* [Short problem]
Quote verbatim every line from the line containing "Convert this chart to Apache ECharts code." to the line containing "const TXT = '#595959';", inclusive of both, and no other line.

* [Listed records]
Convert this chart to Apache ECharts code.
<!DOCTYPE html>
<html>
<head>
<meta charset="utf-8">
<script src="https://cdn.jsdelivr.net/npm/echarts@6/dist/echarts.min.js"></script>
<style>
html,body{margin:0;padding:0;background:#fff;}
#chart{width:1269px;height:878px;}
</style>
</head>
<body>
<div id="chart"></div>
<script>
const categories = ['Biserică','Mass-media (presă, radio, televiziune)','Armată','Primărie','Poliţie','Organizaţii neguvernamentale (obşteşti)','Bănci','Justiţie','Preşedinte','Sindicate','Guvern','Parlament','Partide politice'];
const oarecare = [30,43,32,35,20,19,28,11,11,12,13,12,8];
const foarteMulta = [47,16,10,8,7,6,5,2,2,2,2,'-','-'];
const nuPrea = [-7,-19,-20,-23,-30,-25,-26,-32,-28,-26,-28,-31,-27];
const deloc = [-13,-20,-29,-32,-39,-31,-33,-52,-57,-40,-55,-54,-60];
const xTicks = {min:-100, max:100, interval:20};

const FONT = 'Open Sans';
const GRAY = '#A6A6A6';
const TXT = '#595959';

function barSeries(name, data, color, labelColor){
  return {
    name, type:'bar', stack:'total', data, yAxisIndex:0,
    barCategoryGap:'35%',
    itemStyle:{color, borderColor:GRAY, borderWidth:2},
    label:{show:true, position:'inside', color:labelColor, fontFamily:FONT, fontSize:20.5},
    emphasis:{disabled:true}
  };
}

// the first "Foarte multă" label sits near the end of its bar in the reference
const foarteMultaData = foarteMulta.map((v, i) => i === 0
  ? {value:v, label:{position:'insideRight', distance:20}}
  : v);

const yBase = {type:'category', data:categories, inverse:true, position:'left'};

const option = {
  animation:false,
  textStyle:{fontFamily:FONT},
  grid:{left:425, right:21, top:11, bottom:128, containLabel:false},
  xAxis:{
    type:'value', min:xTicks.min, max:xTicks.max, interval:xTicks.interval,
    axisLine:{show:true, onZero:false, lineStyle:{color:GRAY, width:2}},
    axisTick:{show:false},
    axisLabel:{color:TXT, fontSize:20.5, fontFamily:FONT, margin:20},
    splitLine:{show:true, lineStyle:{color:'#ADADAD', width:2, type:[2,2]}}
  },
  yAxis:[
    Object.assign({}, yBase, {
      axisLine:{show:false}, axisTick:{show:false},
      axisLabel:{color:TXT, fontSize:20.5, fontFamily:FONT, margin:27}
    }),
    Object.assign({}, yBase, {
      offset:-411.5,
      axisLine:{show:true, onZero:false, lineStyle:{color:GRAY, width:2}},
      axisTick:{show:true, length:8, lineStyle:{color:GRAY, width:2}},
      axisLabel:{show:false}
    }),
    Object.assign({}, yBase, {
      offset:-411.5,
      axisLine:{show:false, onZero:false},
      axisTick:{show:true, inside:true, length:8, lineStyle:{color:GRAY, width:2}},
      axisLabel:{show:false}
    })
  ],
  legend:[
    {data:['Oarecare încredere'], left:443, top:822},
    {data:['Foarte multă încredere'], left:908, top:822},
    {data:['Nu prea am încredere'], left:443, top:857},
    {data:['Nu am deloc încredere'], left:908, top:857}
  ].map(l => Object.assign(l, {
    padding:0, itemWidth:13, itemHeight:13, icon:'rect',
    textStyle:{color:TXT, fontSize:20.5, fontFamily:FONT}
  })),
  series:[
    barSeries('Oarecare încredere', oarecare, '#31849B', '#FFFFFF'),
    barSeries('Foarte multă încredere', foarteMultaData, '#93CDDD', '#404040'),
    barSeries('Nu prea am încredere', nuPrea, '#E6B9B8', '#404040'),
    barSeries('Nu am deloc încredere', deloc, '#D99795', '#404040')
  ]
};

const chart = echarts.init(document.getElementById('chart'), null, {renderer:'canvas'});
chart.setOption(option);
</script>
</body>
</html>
--
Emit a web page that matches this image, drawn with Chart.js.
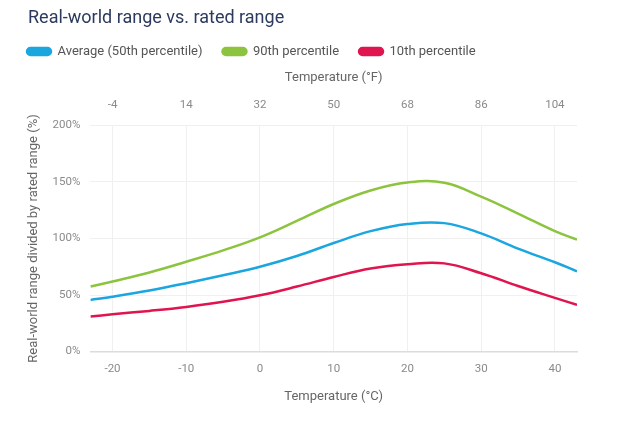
---
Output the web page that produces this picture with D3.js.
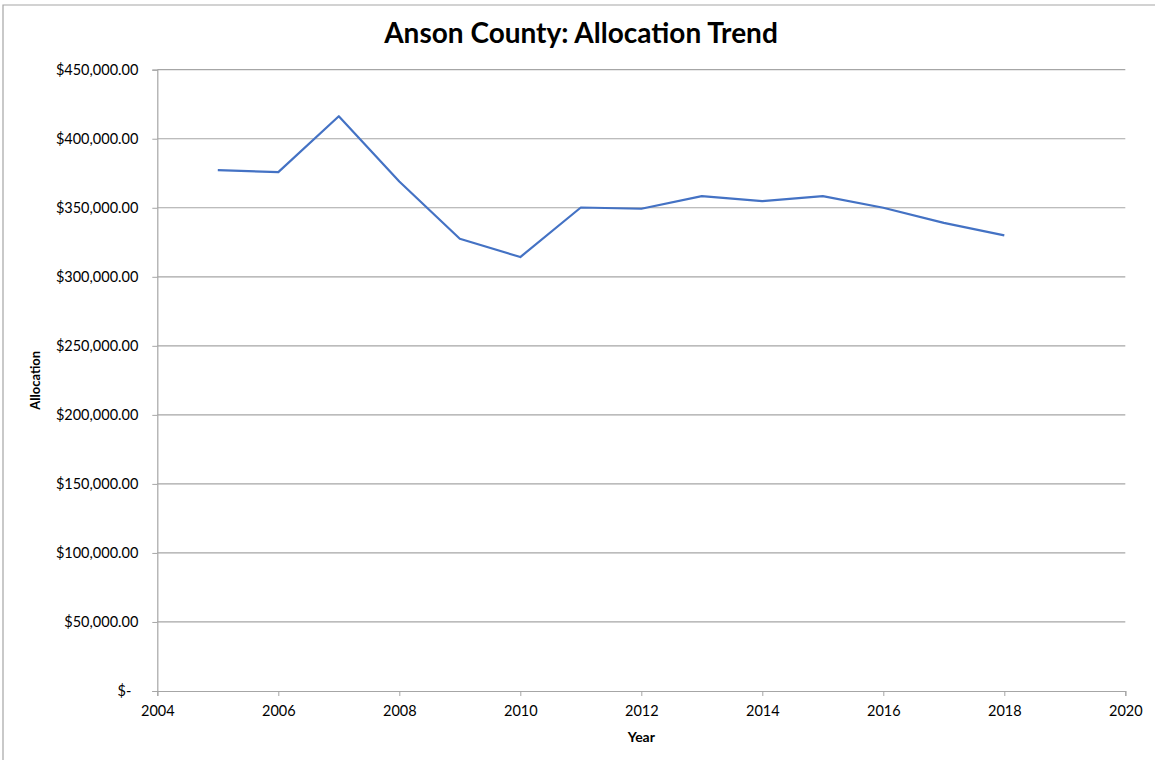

* [Problem solution]
Convert this chart to Apache ECharts code.
<!DOCTYPE html>
<html>
<head>
<meta charset="utf-8">
<script src="https://cdn.jsdelivr.net/npm/echarts@6/dist/echarts.min.js"></script>
<style>
html,body{margin:0;padding:0;background:#fff;}
#chart{width:1269px;height:878px;}
</style>
</head>
<body>
<div id="chart"></div>
<script>
const categories = ['Biserică','Mass-media (presă, radio, televiziune)','Armată','Primărie','Poliţie','Organizaţii neguvernamentale (obşteşti)','Bănci','Justiţie','Preşedinte','Sindicate','Guvern','Parlament','Partide politice'];
const oarecare = [30,43,32,35,20,19,28,11,11,12,13,12,8];
const foarteMulta = [47,16,10,8,7,6,5,2,2,2,2,'-','-'];
const nuPrea = [-7,-19,-20,-23,-30,-25,-26,-32,-28,-26,-28,-31,-27];
const deloc = [-13,-20,-29,-32,-39,-31,-33,-52,-57,-40,-55,-54,-60];
const xTicks = {min:-100, max:100, interval:20};

const FONT = 'Open Sans';
const GRAY = '#A6A6A6';
const TXT = '#595959';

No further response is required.